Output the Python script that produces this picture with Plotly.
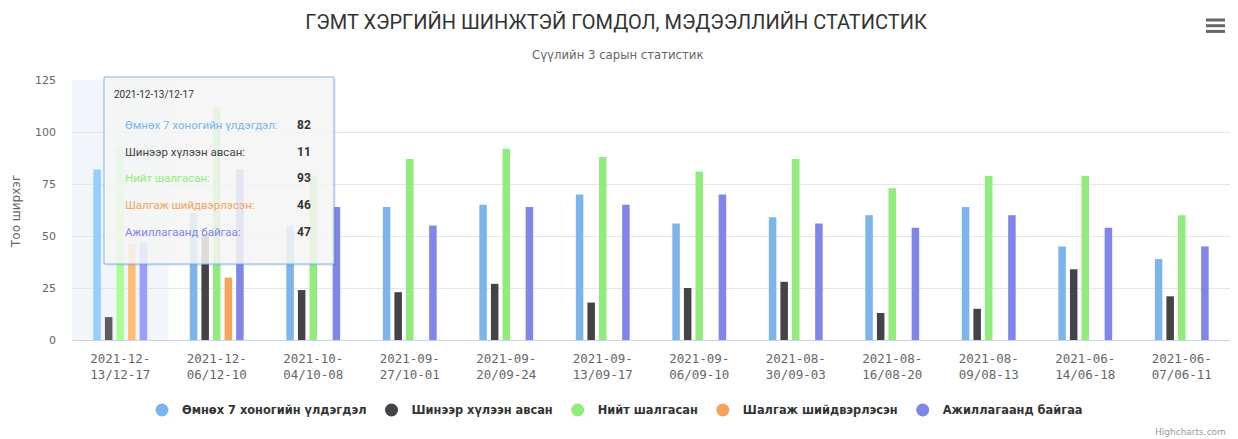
import plotly.graph_objects as go

# ---- data ----
categories = ["2021-12-13/12-17", "2021-12-06/12-10", "2021-10-04/10-08", "2021-09-27/10-01",
              "2021-09-20/09-24", "2021-09-13/09-17", "2021-09-06/09-10", "2021-08-30/09-03",
              "2021-08-16/08-20", "2021-08-09/08-13", "2021-06-14/06-18", "2021-06-07/06-11"]
tick_labels = ["2021-12-<br>13/12-17", "2021-12-<br>06/12-10", "2021-10-<br>04/10-08", "2021-09-<br>27/10-01",
               "2021-09-<br>20/09-24", "2021-09-<br>13/09-17", "2021-09-<br>06/09-10", "2021-08-<br>30/09-03",
               "2021-08-<br>16/08-20", "2021-08-<br>09/08-13", "2021-06-<br>14/06-18", "2021-06-<br>07/06-11"]
series_names = ["Өмнөх 7 хоногийн үлдэгдэл", "Шинээр хүлээн авсан", "Нийт шалгасан",
                "Шалгаж шийдвэрлэсэн", "Ажиллагаанд байгаа"]
prev_balance = [82, 61, 55, 64, 65, 70, 56, 59, 60, 64, 45, 39]
new_received = [11, 51, 24, 23, 27, 18, 25, 28, 13, 15, 34, 21]
total_checked = [93, 112, 79, 87, 92, 88, 81, 87, 73, 79, 79, 60]
resolved = [46, 30, 0, 0, 0, 0, 0, 0, 0, 0, 0, 0]
in_progress = [47, 82, 64, 55, 64, 65, 70, 56, 54, 60, 54, 45]
values = [prev_balance, new_received, total_checked, resolved, in_progress]
hovered_index = 0

colors = ["#7cb5ec", "#434348", "#90ed7d", "#f7a35c", "#8085e9"]
hover_colors = ["#95ceff", "#5c5c61", "#a9ff96", "#ffbc75", "#999eff"]

# page has an 8px body margin: figure is drawn at (8, 8)
OFF = 8
W, H = 1238 - OFF, 439 - OFF
PL, PR, PT, PB = 72, 1230, 80, 340          # plot area in page pixels
L, R, T, B = PL - OFF, (W + OFF) - PR, PT - OFF, (H + OFF) - PB
PW, PH = PR - PL, PB - PT


def px(x):
    return (x - PL) / PW


def py(y):
    return (PB - y) / PH


FONT = "DejaVu Sans"
fig = go.Figure()

for i, (name, vals) in enumerate(zip(series_names, values)):
    cols = [hover_colors[i] if j == hovered_index else colors[i] for j in range(len(vals))]
    fig.add_trace(go.Bar(
        x=categories, y=vals, name=name, marker=dict(color=cols, line=dict(width=0)),
        showlegend=False, hoverinfo="skip"))
    fig.add_trace(go.Scatter(
        x=[None], y=[None], mode="markers", name=name,
        marker=dict(symbol="circle", size=13, color=colors[i]), showlegend=True))

shapes = []
# hover band
shapes.append(dict(type="rect", xref="x", yref="paper", x0=-0.5, x1=0.5, y0=0, y1=1,
                   fillcolor="rgba(204,214,235,0.25)", line=dict(width=0), layer="below"))
# tooltip box
tx0, tx1, ty0, ty1 = 104, 334, 77, 264
shapes.append(dict(type="rect", xref="paper", yref="paper", x0=px(tx0 + 2), x1=px(tx1 + 2),
                   y0=py(ty1 + 2), y1=py(ty0 + 2), fillcolor="rgba(0,0,0,0.06)",
                   line=dict(width=0), layer="above"))
shapes.append(dict(type="rect", xref="paper", yref="paper", x0=px(tx0), x1=px(tx1),
                   y0=py(ty1), y1=py(ty0), fillcolor="rgba(247,247,247,0.85)",
                   line=dict(color="#7cb5ec", width=1), layer="above"))
# hamburger menu
for yy in (20, 25.7, 31.4):
    shapes.append(dict(type="line", xref="paper", yref="paper", x0=px(1206), x1=px(1225),
                       y0=py(yy), y1=py(yy), line=dict(color="#666666", width=3)))

annotations = []
annotations.append(dict(xref="paper", yref="paper", x=px(112), y=py(94), xanchor="left",
                        yanchor="middle", showarrow=False, text=categories[hovered_index],
                        font=dict(family="Roboto", size=10, color="#333333")))
row_y = [125, 151.7, 178.3, 205, 231.7]
for i, name in enumerate(series_names):
    annotations.append(dict(xref="paper", yref="paper", x=px(123), y=py(row_y[i]), xanchor="left",
                            yanchor="middle", showarrow=False, text=name + ":",
                            font=dict(family="Roboto", size=11.5, color=colors[i])))
    annotations.append(dict(xref="paper", yref="paper", x=px(313), y=py(row_y[i]), xanchor="right",
                            yanchor="middle", showarrow=False,
                            text="<b>%d</b>" % values[i][hovered_index],
                            font=dict(family="Roboto", size=12, color="#333333")))
annotations.append(dict(xref="paper", yref="paper", x=px(617), y=py(55), xanchor="center",
                        yanchor="middle", showarrow=False, text="Сүүлийн 3 сарын статистик",
                        font=dict(family=FONT, size=11.7, color="#666666")))
annotations.append(dict(xref="paper", yref="paper", x=px(16), y=py(212), xanchor="center",
                        yanchor="middle", showarrow=False, text="Тоо ширхэг", textangle=-90,
                        font=dict(family=FONT, size=12, color="#666666")))
annotations.append(dict(xref="paper", yref="paper", x=px(1228), y=py(432), xanchor="right",
                        yanchor="middle", showarrow=False, text="Highcharts.com",
                        font=dict(family=FONT, size=9, color="#999999")))

fig.update_layout(
    width=W, height=H, margin=dict(l=L, r=R, t=T, b=B, autoexpand=False),
    paper_bgcolor="white", plot_bgcolor="white",
    title=dict(text="ГЭМТ ХЭРГИЙН ШИНЖТЭЙ ГОМДОЛ, МЭДЭЭЛЛИЙН СТАТИСТИК", x=(616 - OFF) / W,
               xref="container", xanchor="center", y=1 - (22 - OFF) / H, yanchor="middle",
               font=dict(family="Roboto", size=20, color="#333333")),
    barmode="group", bargap=0.4, bargroupgap=0.35,
    font=dict(family=FONT, color="#666666"),
    xaxis=dict(type="category", tickmode="array", tickvals=categories, ticktext=tick_labels,
               tickfont=dict(family="DejaVu Sans Mono", size=12.5, color="#666666"), showgrid=False,
               showline=True, linecolor="#ccd6eb", linewidth=1, ticks="", fixedrange=True,
               ticklabelstandoff=7),
    yaxis=dict(range=[0, 125], tickvals=[0, 25, 50, 75, 100, 125], showgrid=True,
               gridcolor="#e6e6e6", zeroline=False, showline=False,
               tickfont=dict(family=FONT, size=11, color="#666666"), ticklabelstandoff=15),
    legend=dict(orientation="h", xref="container", x=(142 - OFF) / W, xanchor="left",
                y=py(410), yanchor="middle",
                font=dict(family=FONT, size=11.4, color="#333333", weight="bold"),
                itemclick=False),
    shapes=shapes, annotations=annotations, hovermode=False,
)

fig.write_html("out.html", config={"displayModeBar": False})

####

■ **Short exercise**: Write out exactly the lines between the start of the data and the line with "import plotly.graph_objects as go", including both, but none of the pictures.

■ **Completed task**:
Output the Python script that produces this picture with Plotly.
import plotly.graph_objects as go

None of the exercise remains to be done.